November 22nd marks the fiftieth anniversary of C.S. Lewis’s death. This event is especially significant because Lewis will be given a place in Westminster Abbey’s prestigious Poet’s Corner, forever ensuring his place in the history of English letters. The writers over at Christ and Pop Culture are remembering Lewis’s legacy this week through reflections on their favorite books. (You should check out all of them, but start with this one on A Grief Observed by my friend Marty Jones.) We hope to have some of our own reflections later in the week. For now, I’ll leave you with these insightful words on the Trinitarian nature of God from the classic Mere Christianity, words which echo themes permeating the whole of Lewis’s work:

All sorts of people are fond of repeating the Christian statement that ‘God is love’. But they seem not to notice that the words ‘God is love’ have no real meaning unless God contains at least two Persons. Love is something that one person has for another person. If God was a single person, then before the world was made, He was not love. Of course, what these people mean when they say that God is love is often something quite different: they really mean ‘Love is God’. They really mean that our feelings of love, however and wherever they arise, and whatever results they produce, are to be treated with great respect. Perhaps they are: but that is something quite different from what Christians mean by the statement ‘God is love’. They believe that the living, dynamic activity of love has been going on in God forever and has created everything else.

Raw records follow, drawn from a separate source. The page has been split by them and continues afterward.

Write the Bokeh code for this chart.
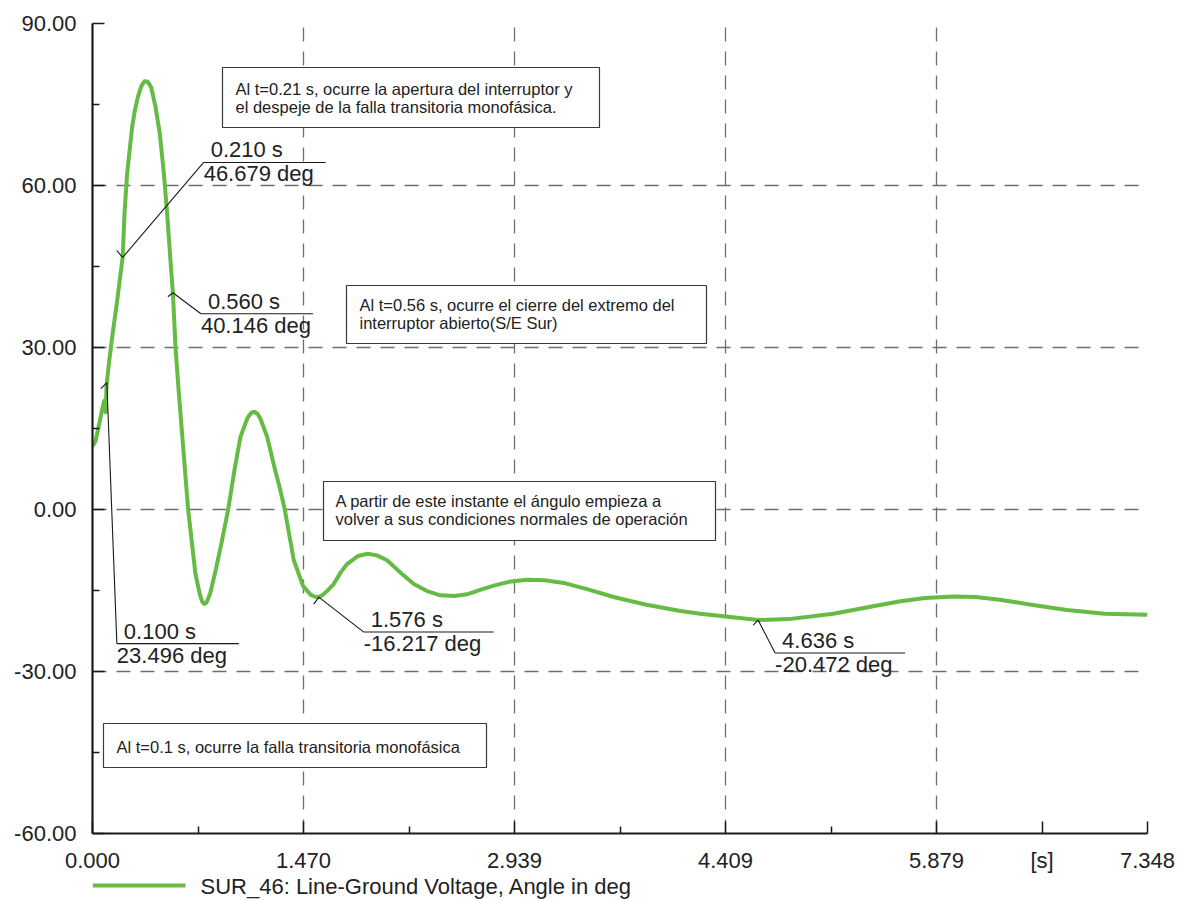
from bokeh.plotting import figure
from bokeh.layouts import column
from bokeh.models import Range1d, FixedTicker, Label
from bokeh.core.properties import value
from bokeh.embed import file_html
from bokeh.resources import INLINE

# ---------------- data ----------------
time_s = [0.0, 0.02, 0.044, 0.067, 0.08, 0.088, 0.092, 0.097, 0.1, 0.114, 0.14,
          0.172, 0.21, 0.223, 0.241, 0.276, 0.295, 0.316, 0.34, 0.362, 0.385, 0.409,
          0.439, 0.469, 0.497, 0.52, 0.543, 0.56, 0.578, 0.6, 0.624, 0.666, 0.717,
          0.75, 0.765, 0.78, 0.795, 0.82, 0.86, 0.9, 0.945, 0.99, 1.031, 1.08,
          1.105, 1.128, 1.15, 1.17, 1.216, 1.27, 1.309, 1.339, 1.402, 1.467, 1.52,
          1.55, 1.576, 1.6, 1.63, 1.68, 1.73, 1.773, 1.85, 1.917, 1.98, 2.052, 2.15,
          2.238, 2.33, 2.423, 2.52, 2.609, 2.7, 2.795, 2.9, 3.027, 3.15, 3.282,
          3.45, 3.63, 3.85, 4.095, 4.234, 4.41, 4.636, 4.85, 5.16, 5.4, 5.627, 5.8,
          6.0, 6.15, 6.32, 6.55, 6.787, 7.05, 7.348]
angle_deg = [11.7, 12.6, 15.5, 18.5, 20.0, 20.3, 18.0, 22.5, 23.5, 27.0, 32.5,
             38.7, 46.7, 54.8, 62.2, 70.8, 73.9, 76.4, 78.4, 79.3, 79.2, 78.2,
             74.5, 69.6, 62.2, 54.8, 46.1, 40.1, 30.1, 22.0, 14.0, 0.0, -11.9,
             -16.0, -17.1, -17.5, -17.2, -15.5, -11.0, -6.0, 0.0, 7.5, 13.5, 17.0,
             17.9, 18.1, 17.7, 16.8, 13.5, 7.5, 3.5, 0.0, -9.4, -14.2, -15.8,
             -16.15, -16.2, -15.9, -15.2, -13.8, -11.6, -10.1, -8.6, -8.2, -8.5, -9.4, -11.8,
             -13.8, -15.1, -15.9, -16.0, -15.7, -14.9, -14.1, -13.4, -13.0, -13.1, -13.6,
             -14.8, -16.2, -17.6, -18.8, -19.3, -19.8, -20.47, -20.3, -19.3, -18.1, -17.0, -16.4,
             -16.1, -16.2, -16.7, -17.7, -18.6, -19.3, -19.5]

x_ticks = [0.0, 1.4696, 2.9392, 4.4088, 5.8784, 7.348]
x_tick_labels = ["0.000", "1.470", "2.939", "4.409", "5.879", "7.348"]
x_minor = [0.7348, 2.2044, 3.674, 5.1436]
x_unit_pos, x_unit_label = 6.6132, "[s]"
y_ticks = [-60, -30, 0, 30, 60, 90]
y_tick_labels = ["-60.00", "-30.00", "0.00", "30.00", "60.00", "90.00"]
y_minor = [-45, -15, 15, 45, 75]

marker_t = [0.100, 0.210, 0.560, 1.576, 4.636]
marker_v = [23.496, 46.679, 40.146, -16.217, -20.472]
marker_time_labels = ["0.100 s", "0.210 s", "0.560 s", "1.576 s", "4.636 s"]
marker_value_labels = ["23.496 deg", "46.679 deg", "40.146 deg", "-16.217 deg", "-20.472 deg"]

note_lines = [
    ["Al t=0.21 s, ocurre la apertura del interruptor y",
     "el despeje de la falla transitoria monofásica."],
    ["Al t=0.56 s, ocurre el cierre del extremo del",
     "interruptor abierto(S/E Sur)"],
    ["A partir de este instante el ángulo empieza a",
     "volver a sus condiciones normales de operación"],
    ["Al t=0.1 s, ocurre la falla transitoria monofásica"],
]
series_label = "SUR_46: Line-Ground Voltage, Angle in deg"

# ---------------- layout (page pixels) ----------------
XMIN, XMAX, YMIN, YMAX = 0.0, 7.348, -60.0, 90.0
W, H, HL = 1177, 875, 25
FL, FT, FW, FH = 92, 23, 1055, 810
SX = FW / (XMAX - XMIN)
SY = FH / (YMAX - YMIN)


def X(px):
    return XMIN + (px - FL) / SX


def Y(py):
    return YMAX - (py - FT) / SY


def PX(x):
    return FL + (x - XMIN) * SX


def PY(y):
    return FT + (YMAX - y) * SY


FONT = value("Liberation Sans")
TXT = "#222222"
GREEN = "#66BB44"

p = figure(width=W, height=H, output_backend="svg", toolbar_location=None,
           x_range=Range1d(XMIN, XMAX), y_range=Range1d(YMIN, YMAX),
           min_border_left=FL, min_border_top=FT,
           min_border_right=W - FL - FW,
           min_border_bottom=H - FT - FH)
p.outline_line_color = None
p.background_fill_color = "white"

all_x_ticks = x_ticks + [x_unit_pos]
all_x_labels = x_tick_labels + [x_unit_label]
for ax, ticks, labels, minor in ((p.xaxis[0], all_x_ticks, all_x_labels, x_minor),
                                 (p.yaxis[0], y_ticks, y_tick_labels, y_minor)):
    ax.ticker = FixedTicker(ticks=ticks, minor_ticks=minor)
    ax.major_label_overrides = {t: l for t, l in zip(ticks, labels)}
    ax.axis_line_color = "#1a1a1a"
    ax.axis_line_width = 2.2
    ax.major_tick_in = 12
    ax.major_tick_out = 0
    ax.minor_tick_in = 7
    ax.minor_tick_out = 0
    ax.major_tick_line_color = "#1a1a1a"
    ax.minor_tick_line_color = "#1a1a1a"
    ax.major_tick_line_width = 1.5
    ax.minor_tick_line_width = 1.5
    ax.major_label_text_font = "Liberation Sans"
    ax.major_label_text_font_size = "22px"
    ax.major_label_text_color = TXT
p.xaxis.major_label_standoff = 14
p.yaxis.major_label_standoff = 16

p.xgrid.ticker = FixedTicker(ticks=x_ticks)
p.ygrid.ticker = FixedTicker(ticks=y_ticks)
for g in (p.xgrid[0], p.ygrid[0]):
    g.grid_line_color = "#6e6e6e"
    g.grid_line_width = 1.3
    g.grid_line_dash = "14 10"

# curve
p.line(time_s, angle_deg, line_color=GREEN, line_width=4, line_join="round")

# note boxes (page pixel layout: left, top, right, bottom) and text line centres
box_px = [(222, 67, 599, 127), (346, 285, 706, 343), (323, 481, 715, 540), (103, 723, 486, 767)]
text_px = [(235, [88, 106]), (359, [304.5, 322.5]), (335, [500, 518.5]), (116, [746])]
p.quad(left=[X(b[0]) for b in box_px], right=[X(b[2]) for b in box_px],
       top=[Y(b[1]) for b in box_px], bottom=[Y(b[3]) for b in box_px],
       fill_color="white", line_color="#3a3a3a", line_width=1.2)
nx, ny, nt = [], [], []
for lines, (tx, centres) in zip(note_lines, text_px):
    for line, c in zip(lines, centres):
        nx.append(X(tx))
        ny.append(Y(c))
        nt.append(line)
p.text(x=nx, y=ny, text=nt, text_font=FONT, text_font_size="16.5px",
       text_color=TXT, text_align="left", text_baseline="middle")

# value markers (leader offsets in pixels)
leader = [(10, 261, 122), (81, -95, 122), (28, 21, 112), (45, 35, 130), (17, 33, 130)]
tick = [(-6, 6), (-6, -7), (-5, 4), (-5, 7), (-5, 5)]
sx0, sy0, sx1, sy1 = [], [], [], []
tx_, ty_, tt_ = [], [], []
vx_, vy_, vt_ = [], [], []
for t, v, (ldx, ldy, L), (kx, ky), tl, vl in zip(marker_t, marker_v, leader, tick,
                                                 marker_time_labels, marker_value_labels):
    px, py = PX(t), PY(v)
    ex, ey = px + ldx, py + ldy
    for a, b, c, d in ((px, py, px + kx, py + ky), (px, py, ex, ey), (ex, ey, ex + L, ey)):
        sx0.append(X(a)); sy0.append(Y(b)); sx1.append(X(c)); sy1.append(Y(d))
    tx_.append(X(ex + 7)); ty_.append(Y(ey - 12.5)); tt_.append(tl)
    vx_.append(X(ex)); vy_.append(Y(ey + 11.5)); vt_.append(vl)
p.segment(x0=sx0, y0=sy0, x1=sx1, y1=sy1, line_color="#1a1a1a", line_width=1.1)
p.text(x=tx_, y=ty_, text=tt_, text_font=FONT, text_font_size="22px",
       text_color=TXT, text_align="left", text_baseline="middle")
p.text(x=vx_, y=vy_, text=vt_, text_font=FONT, text_font_size="22px",
       text_color=TXT, text_align="left", text_baseline="middle")

# legend strip below the chart (its frame is aligned with the main frame)
leg = figure(width=W, height=HL, output_backend="svg", toolbar_location=None,
             x_range=Range1d(XMIN, XMAX), y_range=Range1d(HL, 0),
             x_axis_type=None, y_axis_type=None,
             min_border_left=FL, min_border_right=W - FL - FW,
             min_border_top=0, min_border_bottom=0)
leg.outline_line_color = None
leg.grid.visible = False
leg.line(x=[X(92), X(185)], y=[10, 10], line_color=GREEN, line_width=4)
leg.add_layout(Label(x=X(200), y=10.5, text=series_label, text_font="Liberation Sans",
                     text_font_size="22px", text_color=TXT, text_align="left",
                     text_baseline="middle"))

layout = column(p, leg, spacing=0)
open("out.html", "w").write(file_html(layout, INLINE))
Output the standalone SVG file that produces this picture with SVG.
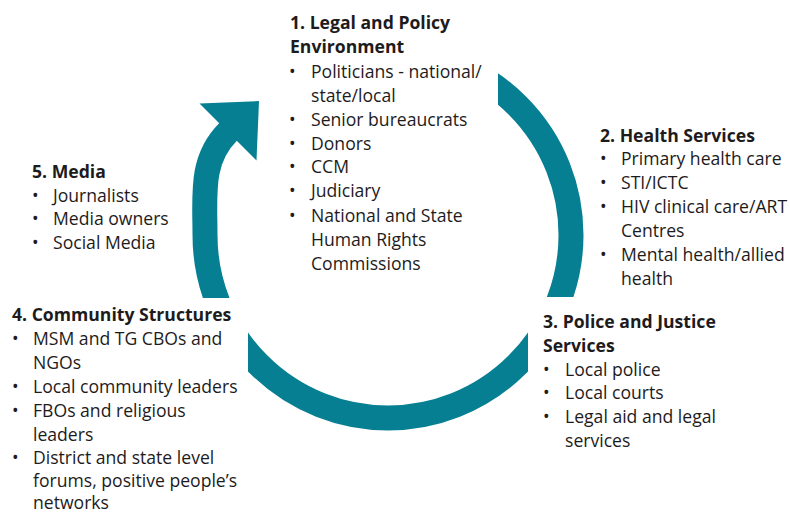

And that, by the way, is perhaps the most important difference between Christianity and all other religions: that in Christianity God is not an impersonal thing nor a static thing—not even just one person—but a dynamic pulsating activity, a life, a kind of drama, almost, if you will not think me irreverent, a kind of dance.… The pattern of this three-personal life is … the great fountain of energy and beauty spurting up at the very center of reality.